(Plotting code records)
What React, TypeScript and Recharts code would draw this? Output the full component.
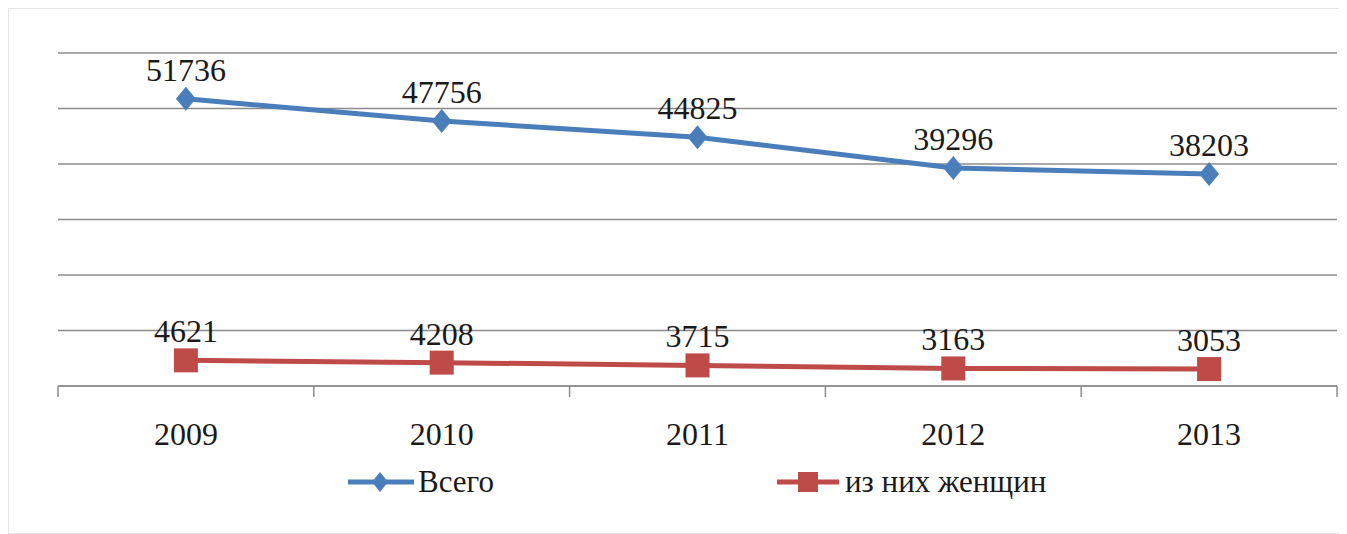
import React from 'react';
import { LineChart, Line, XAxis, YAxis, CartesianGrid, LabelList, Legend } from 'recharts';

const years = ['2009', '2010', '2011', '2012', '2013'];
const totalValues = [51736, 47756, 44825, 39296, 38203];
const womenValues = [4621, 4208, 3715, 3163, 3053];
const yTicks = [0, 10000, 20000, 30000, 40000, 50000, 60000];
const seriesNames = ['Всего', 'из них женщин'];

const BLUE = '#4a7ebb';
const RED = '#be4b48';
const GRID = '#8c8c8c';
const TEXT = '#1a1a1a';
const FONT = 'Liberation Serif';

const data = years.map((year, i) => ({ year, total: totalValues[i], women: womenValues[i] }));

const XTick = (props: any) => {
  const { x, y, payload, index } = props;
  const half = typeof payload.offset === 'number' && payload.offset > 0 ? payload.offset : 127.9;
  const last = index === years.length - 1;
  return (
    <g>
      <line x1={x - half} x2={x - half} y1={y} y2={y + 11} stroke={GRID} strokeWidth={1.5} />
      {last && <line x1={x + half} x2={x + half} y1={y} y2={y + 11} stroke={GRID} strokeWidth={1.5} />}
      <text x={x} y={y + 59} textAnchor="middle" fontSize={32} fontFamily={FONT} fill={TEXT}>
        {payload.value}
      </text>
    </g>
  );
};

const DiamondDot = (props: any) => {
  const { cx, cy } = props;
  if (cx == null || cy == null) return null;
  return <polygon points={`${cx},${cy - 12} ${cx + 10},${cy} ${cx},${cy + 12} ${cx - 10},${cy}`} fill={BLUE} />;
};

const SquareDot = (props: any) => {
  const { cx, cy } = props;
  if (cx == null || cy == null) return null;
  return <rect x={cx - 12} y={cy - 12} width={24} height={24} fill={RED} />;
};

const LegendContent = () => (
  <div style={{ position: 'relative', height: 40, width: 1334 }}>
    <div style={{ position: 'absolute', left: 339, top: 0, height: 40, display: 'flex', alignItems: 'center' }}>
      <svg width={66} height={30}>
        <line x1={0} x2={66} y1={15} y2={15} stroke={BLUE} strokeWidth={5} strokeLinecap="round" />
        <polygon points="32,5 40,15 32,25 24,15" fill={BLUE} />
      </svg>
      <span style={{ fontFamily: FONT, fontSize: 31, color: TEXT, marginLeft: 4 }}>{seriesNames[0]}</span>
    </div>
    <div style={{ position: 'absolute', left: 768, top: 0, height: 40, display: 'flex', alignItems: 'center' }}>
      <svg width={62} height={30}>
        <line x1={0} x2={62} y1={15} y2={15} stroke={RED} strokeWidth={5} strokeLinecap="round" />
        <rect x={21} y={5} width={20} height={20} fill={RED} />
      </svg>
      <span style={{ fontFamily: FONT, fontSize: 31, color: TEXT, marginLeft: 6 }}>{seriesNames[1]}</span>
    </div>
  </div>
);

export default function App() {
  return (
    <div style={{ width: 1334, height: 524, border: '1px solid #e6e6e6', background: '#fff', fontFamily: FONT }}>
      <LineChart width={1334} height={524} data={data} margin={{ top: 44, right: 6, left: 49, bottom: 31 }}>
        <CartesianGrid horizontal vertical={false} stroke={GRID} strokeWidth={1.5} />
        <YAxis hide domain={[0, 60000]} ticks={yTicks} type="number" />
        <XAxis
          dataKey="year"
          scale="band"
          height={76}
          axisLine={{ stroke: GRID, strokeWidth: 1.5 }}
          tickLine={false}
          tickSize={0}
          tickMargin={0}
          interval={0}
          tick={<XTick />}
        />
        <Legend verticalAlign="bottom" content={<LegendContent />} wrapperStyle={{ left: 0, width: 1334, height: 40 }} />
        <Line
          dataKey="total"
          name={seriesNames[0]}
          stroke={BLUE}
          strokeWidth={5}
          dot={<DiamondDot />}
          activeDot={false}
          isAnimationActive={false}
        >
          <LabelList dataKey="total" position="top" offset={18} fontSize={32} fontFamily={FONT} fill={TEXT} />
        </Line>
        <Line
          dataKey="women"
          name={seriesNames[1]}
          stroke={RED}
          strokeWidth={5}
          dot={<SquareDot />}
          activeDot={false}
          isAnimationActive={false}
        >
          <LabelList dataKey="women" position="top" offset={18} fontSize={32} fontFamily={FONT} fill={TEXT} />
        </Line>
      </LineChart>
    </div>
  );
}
==
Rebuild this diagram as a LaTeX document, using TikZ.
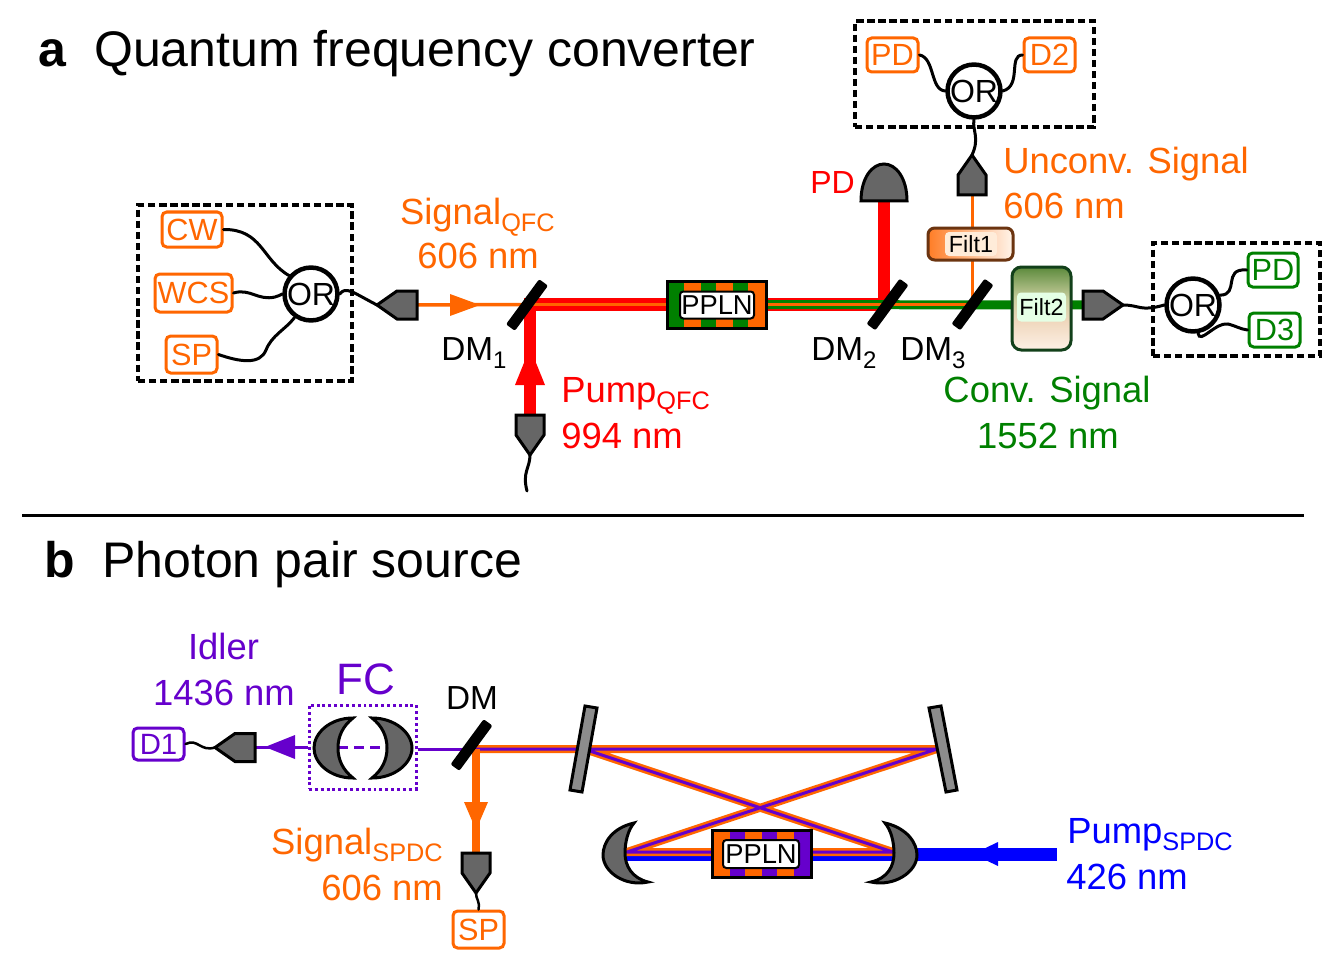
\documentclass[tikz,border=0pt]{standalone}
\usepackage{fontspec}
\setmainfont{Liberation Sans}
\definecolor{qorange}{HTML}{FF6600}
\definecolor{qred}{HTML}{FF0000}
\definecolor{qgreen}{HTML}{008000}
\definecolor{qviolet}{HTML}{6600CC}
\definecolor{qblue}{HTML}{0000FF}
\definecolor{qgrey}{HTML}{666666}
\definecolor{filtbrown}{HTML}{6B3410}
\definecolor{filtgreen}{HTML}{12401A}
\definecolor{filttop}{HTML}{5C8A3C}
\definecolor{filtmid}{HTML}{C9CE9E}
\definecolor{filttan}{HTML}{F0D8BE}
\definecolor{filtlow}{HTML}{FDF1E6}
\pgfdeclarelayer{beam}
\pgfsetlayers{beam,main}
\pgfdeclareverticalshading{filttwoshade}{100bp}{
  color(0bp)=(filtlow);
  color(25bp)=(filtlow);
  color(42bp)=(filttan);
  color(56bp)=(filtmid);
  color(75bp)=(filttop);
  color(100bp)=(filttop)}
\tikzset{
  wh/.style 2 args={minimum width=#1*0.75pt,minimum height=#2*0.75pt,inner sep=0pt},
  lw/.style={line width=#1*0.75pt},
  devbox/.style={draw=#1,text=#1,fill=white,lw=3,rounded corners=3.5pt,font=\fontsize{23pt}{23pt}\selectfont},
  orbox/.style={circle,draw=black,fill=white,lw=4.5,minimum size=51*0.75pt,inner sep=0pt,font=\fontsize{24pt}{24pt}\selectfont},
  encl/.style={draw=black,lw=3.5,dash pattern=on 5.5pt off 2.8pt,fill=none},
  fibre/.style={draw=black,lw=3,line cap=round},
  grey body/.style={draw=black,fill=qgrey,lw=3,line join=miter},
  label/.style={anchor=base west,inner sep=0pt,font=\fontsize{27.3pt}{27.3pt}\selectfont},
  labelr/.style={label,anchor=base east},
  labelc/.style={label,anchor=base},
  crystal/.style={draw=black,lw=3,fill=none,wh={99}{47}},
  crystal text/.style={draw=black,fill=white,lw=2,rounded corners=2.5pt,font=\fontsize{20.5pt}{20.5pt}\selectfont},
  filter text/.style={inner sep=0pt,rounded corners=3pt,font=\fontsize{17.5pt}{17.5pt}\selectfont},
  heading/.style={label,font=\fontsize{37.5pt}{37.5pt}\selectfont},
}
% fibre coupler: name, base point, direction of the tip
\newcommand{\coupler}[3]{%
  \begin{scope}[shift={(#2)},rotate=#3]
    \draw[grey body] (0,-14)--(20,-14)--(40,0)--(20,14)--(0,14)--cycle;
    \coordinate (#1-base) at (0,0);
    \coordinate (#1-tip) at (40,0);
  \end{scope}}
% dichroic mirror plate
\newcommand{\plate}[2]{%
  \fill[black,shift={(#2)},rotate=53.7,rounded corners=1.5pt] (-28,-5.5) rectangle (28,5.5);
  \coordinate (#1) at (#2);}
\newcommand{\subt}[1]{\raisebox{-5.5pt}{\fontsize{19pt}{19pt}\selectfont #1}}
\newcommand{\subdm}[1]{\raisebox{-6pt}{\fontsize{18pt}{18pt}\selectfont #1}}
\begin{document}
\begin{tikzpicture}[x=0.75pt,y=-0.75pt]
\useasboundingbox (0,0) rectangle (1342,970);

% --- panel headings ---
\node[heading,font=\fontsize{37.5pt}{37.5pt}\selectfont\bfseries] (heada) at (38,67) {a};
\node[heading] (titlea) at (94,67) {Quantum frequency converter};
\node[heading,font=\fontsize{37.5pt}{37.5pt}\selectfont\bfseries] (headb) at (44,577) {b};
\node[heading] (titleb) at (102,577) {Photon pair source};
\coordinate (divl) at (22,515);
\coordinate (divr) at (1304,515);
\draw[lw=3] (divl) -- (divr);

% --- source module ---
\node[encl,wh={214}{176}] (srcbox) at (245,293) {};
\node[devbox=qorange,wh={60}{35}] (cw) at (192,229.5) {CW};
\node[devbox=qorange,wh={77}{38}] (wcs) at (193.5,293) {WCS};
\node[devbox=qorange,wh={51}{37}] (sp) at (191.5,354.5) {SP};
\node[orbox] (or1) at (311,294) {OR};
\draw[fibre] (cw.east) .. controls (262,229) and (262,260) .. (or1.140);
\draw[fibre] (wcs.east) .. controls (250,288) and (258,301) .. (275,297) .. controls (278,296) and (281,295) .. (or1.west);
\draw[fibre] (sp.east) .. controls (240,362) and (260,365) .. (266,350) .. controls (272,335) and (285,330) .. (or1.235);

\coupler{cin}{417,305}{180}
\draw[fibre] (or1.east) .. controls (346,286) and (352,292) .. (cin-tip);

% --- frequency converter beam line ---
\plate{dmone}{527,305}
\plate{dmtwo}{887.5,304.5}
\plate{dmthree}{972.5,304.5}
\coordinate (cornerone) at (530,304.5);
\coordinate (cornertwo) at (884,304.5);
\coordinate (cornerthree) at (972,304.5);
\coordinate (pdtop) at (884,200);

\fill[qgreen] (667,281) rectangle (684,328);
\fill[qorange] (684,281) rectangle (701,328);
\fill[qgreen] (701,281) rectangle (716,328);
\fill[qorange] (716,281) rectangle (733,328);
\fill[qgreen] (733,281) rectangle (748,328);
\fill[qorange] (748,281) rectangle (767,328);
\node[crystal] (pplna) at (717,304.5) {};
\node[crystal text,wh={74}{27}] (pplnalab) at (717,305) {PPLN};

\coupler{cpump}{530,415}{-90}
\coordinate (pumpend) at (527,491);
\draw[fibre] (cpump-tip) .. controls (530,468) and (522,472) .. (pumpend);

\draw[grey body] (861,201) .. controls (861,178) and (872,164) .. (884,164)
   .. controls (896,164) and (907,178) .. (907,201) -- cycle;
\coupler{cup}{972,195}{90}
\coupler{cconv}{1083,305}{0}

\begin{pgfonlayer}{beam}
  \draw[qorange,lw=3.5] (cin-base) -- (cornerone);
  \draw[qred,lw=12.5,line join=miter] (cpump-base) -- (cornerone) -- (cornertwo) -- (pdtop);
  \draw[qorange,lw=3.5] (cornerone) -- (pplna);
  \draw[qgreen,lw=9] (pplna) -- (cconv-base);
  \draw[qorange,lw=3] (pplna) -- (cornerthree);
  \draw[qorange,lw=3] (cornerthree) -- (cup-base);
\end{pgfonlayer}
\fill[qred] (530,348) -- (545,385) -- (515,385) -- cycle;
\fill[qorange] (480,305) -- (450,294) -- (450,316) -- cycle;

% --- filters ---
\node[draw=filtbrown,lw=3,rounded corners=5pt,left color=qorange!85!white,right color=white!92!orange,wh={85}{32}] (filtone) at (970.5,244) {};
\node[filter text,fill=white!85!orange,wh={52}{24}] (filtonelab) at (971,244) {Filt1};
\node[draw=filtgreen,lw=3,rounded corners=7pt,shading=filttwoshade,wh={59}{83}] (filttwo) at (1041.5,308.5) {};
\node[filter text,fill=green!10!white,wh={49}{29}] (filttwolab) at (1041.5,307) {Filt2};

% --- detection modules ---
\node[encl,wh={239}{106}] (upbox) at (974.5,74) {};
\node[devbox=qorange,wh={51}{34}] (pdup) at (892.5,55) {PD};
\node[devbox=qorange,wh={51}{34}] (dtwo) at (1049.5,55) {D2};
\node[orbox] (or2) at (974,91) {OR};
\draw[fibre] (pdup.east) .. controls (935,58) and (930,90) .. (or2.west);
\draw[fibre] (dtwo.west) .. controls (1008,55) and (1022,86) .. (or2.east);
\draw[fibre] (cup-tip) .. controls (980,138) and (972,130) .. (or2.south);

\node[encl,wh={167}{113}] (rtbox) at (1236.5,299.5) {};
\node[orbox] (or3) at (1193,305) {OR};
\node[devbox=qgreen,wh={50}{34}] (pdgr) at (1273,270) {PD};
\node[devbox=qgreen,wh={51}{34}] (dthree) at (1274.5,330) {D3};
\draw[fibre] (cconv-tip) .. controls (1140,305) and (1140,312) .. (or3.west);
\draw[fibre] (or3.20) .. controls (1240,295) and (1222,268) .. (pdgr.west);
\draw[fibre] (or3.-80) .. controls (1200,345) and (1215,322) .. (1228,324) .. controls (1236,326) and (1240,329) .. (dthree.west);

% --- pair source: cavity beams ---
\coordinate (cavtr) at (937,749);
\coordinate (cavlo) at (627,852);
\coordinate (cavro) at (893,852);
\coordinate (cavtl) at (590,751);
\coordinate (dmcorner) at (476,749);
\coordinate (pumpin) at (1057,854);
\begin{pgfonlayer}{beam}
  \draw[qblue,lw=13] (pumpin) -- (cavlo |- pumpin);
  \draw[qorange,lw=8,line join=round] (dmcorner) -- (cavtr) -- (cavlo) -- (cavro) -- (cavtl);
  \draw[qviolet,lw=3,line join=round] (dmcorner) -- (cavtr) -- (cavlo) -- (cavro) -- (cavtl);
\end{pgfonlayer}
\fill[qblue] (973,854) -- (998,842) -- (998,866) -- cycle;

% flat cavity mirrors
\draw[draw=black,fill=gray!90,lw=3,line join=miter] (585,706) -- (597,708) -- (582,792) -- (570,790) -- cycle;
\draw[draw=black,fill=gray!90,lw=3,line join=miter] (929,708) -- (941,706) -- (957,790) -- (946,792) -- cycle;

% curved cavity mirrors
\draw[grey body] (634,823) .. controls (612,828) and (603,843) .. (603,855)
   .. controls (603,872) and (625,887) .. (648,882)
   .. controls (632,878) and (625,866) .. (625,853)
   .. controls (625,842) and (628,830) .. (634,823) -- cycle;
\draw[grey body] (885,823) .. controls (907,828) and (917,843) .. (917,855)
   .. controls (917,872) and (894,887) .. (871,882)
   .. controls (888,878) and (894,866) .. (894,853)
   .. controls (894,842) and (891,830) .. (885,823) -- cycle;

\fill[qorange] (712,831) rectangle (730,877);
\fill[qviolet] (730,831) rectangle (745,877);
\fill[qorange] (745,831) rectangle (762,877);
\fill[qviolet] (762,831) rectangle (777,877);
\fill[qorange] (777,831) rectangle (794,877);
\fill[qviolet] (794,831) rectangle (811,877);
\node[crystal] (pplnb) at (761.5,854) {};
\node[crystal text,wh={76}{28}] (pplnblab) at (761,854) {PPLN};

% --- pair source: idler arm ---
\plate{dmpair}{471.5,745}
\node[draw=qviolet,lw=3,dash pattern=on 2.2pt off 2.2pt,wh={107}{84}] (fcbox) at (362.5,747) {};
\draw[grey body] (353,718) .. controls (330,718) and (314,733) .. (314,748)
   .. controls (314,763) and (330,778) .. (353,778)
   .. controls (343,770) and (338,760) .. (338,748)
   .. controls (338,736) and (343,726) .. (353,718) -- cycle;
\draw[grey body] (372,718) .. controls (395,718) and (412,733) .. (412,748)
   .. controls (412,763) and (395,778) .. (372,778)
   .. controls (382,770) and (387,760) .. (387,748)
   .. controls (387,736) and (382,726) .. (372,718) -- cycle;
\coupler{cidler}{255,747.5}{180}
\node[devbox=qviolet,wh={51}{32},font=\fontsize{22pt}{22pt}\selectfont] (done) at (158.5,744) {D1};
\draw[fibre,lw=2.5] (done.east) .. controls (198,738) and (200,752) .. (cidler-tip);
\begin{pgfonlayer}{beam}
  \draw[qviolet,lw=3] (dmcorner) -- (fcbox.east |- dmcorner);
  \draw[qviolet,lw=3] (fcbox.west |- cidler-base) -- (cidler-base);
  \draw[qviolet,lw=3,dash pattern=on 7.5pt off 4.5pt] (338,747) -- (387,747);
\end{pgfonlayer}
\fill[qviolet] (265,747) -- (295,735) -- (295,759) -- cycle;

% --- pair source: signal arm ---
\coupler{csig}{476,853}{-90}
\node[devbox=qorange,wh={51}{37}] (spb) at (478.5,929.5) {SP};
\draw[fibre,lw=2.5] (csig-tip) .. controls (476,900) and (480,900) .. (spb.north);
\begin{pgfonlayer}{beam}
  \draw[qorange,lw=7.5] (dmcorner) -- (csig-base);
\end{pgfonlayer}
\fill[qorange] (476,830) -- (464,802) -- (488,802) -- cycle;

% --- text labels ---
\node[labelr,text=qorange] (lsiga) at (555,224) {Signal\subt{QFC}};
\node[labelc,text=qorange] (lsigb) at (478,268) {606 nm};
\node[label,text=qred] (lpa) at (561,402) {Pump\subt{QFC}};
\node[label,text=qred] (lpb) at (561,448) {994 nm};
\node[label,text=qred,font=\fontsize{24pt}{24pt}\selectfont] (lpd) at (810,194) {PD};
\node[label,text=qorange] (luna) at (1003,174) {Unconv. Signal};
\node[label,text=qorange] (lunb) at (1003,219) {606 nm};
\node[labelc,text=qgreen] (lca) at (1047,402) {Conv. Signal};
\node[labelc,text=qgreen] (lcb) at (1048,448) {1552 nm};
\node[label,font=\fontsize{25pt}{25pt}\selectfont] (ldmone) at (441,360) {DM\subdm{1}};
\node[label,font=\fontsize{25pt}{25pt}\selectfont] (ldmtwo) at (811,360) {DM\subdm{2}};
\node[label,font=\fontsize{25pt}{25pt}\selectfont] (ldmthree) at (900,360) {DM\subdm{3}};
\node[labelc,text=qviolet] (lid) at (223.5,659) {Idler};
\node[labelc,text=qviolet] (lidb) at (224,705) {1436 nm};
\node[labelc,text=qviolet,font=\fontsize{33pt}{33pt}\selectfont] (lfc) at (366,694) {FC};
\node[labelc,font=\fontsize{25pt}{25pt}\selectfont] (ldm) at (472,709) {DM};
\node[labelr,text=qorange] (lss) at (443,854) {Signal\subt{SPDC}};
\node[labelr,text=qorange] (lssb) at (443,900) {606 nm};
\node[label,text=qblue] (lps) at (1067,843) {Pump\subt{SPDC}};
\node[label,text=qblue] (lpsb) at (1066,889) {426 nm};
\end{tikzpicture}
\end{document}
---
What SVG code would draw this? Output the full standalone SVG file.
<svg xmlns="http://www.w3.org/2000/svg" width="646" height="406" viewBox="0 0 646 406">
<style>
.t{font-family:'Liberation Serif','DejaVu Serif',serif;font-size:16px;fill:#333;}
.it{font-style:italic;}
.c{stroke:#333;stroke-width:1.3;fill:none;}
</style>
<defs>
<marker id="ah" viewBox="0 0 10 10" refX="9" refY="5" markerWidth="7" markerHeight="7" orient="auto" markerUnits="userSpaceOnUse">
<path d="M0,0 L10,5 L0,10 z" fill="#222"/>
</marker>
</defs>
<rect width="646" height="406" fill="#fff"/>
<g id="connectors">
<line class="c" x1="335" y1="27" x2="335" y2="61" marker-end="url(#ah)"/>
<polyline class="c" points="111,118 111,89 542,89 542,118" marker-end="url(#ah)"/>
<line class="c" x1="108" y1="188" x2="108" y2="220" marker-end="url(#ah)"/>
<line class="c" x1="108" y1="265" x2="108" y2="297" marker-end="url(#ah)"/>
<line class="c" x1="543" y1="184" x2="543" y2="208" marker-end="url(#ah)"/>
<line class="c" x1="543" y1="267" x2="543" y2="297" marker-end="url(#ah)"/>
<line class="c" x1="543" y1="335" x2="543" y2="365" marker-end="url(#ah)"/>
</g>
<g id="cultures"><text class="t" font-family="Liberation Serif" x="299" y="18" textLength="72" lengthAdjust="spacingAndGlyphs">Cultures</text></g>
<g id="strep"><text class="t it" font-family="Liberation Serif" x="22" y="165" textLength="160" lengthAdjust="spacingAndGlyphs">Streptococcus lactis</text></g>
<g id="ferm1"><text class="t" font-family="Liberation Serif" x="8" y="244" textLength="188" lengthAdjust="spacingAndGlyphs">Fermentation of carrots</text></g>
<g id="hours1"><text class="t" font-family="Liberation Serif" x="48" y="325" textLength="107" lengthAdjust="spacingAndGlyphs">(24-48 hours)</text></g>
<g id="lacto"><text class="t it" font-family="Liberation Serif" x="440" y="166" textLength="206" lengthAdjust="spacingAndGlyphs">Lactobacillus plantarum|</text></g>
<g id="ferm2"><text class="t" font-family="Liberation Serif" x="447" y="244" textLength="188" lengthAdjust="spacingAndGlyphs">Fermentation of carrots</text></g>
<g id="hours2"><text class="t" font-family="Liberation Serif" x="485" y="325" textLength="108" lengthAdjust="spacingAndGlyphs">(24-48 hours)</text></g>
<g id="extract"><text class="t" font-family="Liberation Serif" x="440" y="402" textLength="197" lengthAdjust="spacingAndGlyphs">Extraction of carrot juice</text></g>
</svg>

# [WRITTEN EXERCISE]
Each line containing "Output" counts once; state the total number of such lines and nothing else.

# [SOLUTION FOR THIS EXERCISE]
2